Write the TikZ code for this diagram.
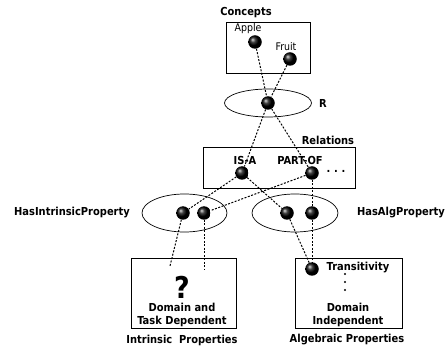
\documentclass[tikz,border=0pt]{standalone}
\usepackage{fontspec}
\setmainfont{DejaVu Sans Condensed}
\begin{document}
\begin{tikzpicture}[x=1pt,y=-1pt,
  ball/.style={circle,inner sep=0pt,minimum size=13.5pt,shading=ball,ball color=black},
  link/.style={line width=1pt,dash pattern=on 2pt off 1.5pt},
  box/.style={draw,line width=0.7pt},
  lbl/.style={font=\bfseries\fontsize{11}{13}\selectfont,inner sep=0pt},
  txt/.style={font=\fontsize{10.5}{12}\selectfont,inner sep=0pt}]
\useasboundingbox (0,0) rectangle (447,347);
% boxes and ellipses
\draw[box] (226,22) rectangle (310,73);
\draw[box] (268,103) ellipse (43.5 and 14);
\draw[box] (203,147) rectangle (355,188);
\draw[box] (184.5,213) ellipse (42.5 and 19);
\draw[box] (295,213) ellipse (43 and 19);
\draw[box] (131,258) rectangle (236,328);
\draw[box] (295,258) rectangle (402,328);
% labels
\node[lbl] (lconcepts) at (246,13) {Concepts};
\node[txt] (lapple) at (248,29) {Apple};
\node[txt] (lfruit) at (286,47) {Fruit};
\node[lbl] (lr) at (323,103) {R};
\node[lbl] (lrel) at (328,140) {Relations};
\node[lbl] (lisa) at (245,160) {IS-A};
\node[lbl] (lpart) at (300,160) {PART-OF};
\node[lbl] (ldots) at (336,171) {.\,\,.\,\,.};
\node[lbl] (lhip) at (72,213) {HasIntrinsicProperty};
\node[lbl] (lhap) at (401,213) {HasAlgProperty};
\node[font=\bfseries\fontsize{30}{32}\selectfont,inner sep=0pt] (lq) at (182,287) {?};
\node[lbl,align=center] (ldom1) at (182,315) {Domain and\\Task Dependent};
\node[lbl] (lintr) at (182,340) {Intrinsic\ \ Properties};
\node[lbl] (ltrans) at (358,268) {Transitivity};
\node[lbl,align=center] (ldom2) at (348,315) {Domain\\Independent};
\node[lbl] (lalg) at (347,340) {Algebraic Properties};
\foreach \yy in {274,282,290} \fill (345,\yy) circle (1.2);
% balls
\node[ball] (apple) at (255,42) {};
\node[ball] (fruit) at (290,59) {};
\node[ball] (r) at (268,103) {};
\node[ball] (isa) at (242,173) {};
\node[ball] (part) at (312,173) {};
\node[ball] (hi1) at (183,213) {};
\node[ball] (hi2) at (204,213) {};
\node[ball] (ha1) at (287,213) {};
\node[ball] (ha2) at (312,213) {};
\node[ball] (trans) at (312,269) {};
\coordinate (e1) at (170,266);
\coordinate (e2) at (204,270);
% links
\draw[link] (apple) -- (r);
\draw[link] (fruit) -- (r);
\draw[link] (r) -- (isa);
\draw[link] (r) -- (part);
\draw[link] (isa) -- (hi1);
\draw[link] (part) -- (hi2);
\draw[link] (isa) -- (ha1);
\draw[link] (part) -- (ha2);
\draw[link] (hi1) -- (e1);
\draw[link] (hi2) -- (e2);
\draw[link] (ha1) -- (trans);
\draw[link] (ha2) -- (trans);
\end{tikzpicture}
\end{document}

=====

## What to produce:
With the pictures left out, transcribe the material exactly.

## Result below:
Write the TikZ code for this diagram.
\documentclass[tikz,border=0pt]{standalone}
\usepackage{fontspec}
\setmainfont{DejaVu Sans Condensed}
\begin{document}
\begin{tikzpicture}[x=1pt,y=-1pt,
  ball/.style={circle,inner sep=0pt,minimum size=13.5pt,shading=ball,ball color=black},
  link/.style={line width=1pt,dash pattern=on 2pt off 1.5pt},
  box/.style={draw,line width=0.7pt},
  lbl/.style={font=\bfseries\fontsize{11}{13}\selectfont,inner sep=0pt},
  txt/.style={font=\fontsize{10.5}{12}\selectfont,inner sep=0pt}]
\useasboundingbox (0,0) rectangle (447,347);
% boxes and ellipses
\draw[box] (226,22) rectangle (310,73);
\draw[box] (268,103) ellipse (43.5 and 14);
\draw[box] (203,147) rectangle (355,188);
\draw[box] (184.5,213) ellipse (42.5 and 19);
\draw[box] (295,213) ellipse (43 and 19);
\draw[box] (131,258) rectangle (236,328);
\draw[box] (295,258) rectangle (402,328);
% labels
\node[lbl] (lconcepts) at (246,13) {Concepts};
\node[txt] (lapple) at (248,29) {Apple};
\node[txt] (lfruit) at (286,47) {Fruit};
\node[lbl] (lr) at (323,103) {R};
\node[lbl] (lrel) at (328,140) {Relations};
\node[lbl] (lisa) at (245,160) {IS-A};
\node[lbl] (lpart) at (300,160) {PART-OF};
\node[lbl] (ldots) at (336,171) {.\,\,.\,\,.};
\node[lbl] (lhip) at (72,213) {HasIntrinsicProperty};
\node[lbl] (lhap) at (401,213) {HasAlgProperty};
\node[font=\bfseries\fontsize{30}{32}\selectfont,inner sep=0pt] (lq) at (182,287) {?};
\node[lbl,align=center] (ldom1) at (182,315) {Domain and\\Task Dependent};
\node[lbl] (lintr) at (182,340) {Intrinsic\ \ Properties};
\node[lbl] (ltrans) at (358,268) {Transitivity};
\node[lbl,align=center] (ldom2) at (348,315) {Domain\\Independent};
\node[lbl] (lalg) at (347,340) {Algebraic Properties};
\foreach \yy in {274,282,290} \fill (345,\yy) circle (1.2);
% balls
\node[ball] (apple) at (255,42) {};
\node[ball] (fruit) at (290,59) {};
\node[ball] (r) at (268,103) {};
\node[ball] (isa) at (242,173) {};
\node[ball] (part) at (312,173) {};
\node[ball] (hi1) at (183,213) {};
\node[ball] (hi2) at (204,213) {};
\node[ball] (ha1) at (287,213) {};
\node[ball] (ha2) at (312,213) {};
\node[ball] (trans) at (312,269) {};
\coordinate (e1) at (170,266);
\coordinate (e2) at (204,270);
% links
\draw[link] (apple) -- (r);
\draw[link] (fruit) -- (r);
\draw[link] (r) -- (isa);
\draw[link] (r) -- (part);
\draw[link] (isa) -- (hi1);
\draw[link] (part) -- (hi2);
\draw[link] (isa) -- (ha1);
\draw[link] (part) -- (ha2);
\draw[link] (hi1) -- (e1);
\draw[link] (hi2) -- (e2);
\draw[link] (ha1) -- (trans);
\draw[link] (ha2) -- (trans);
\end{tikzpicture}
\end{document}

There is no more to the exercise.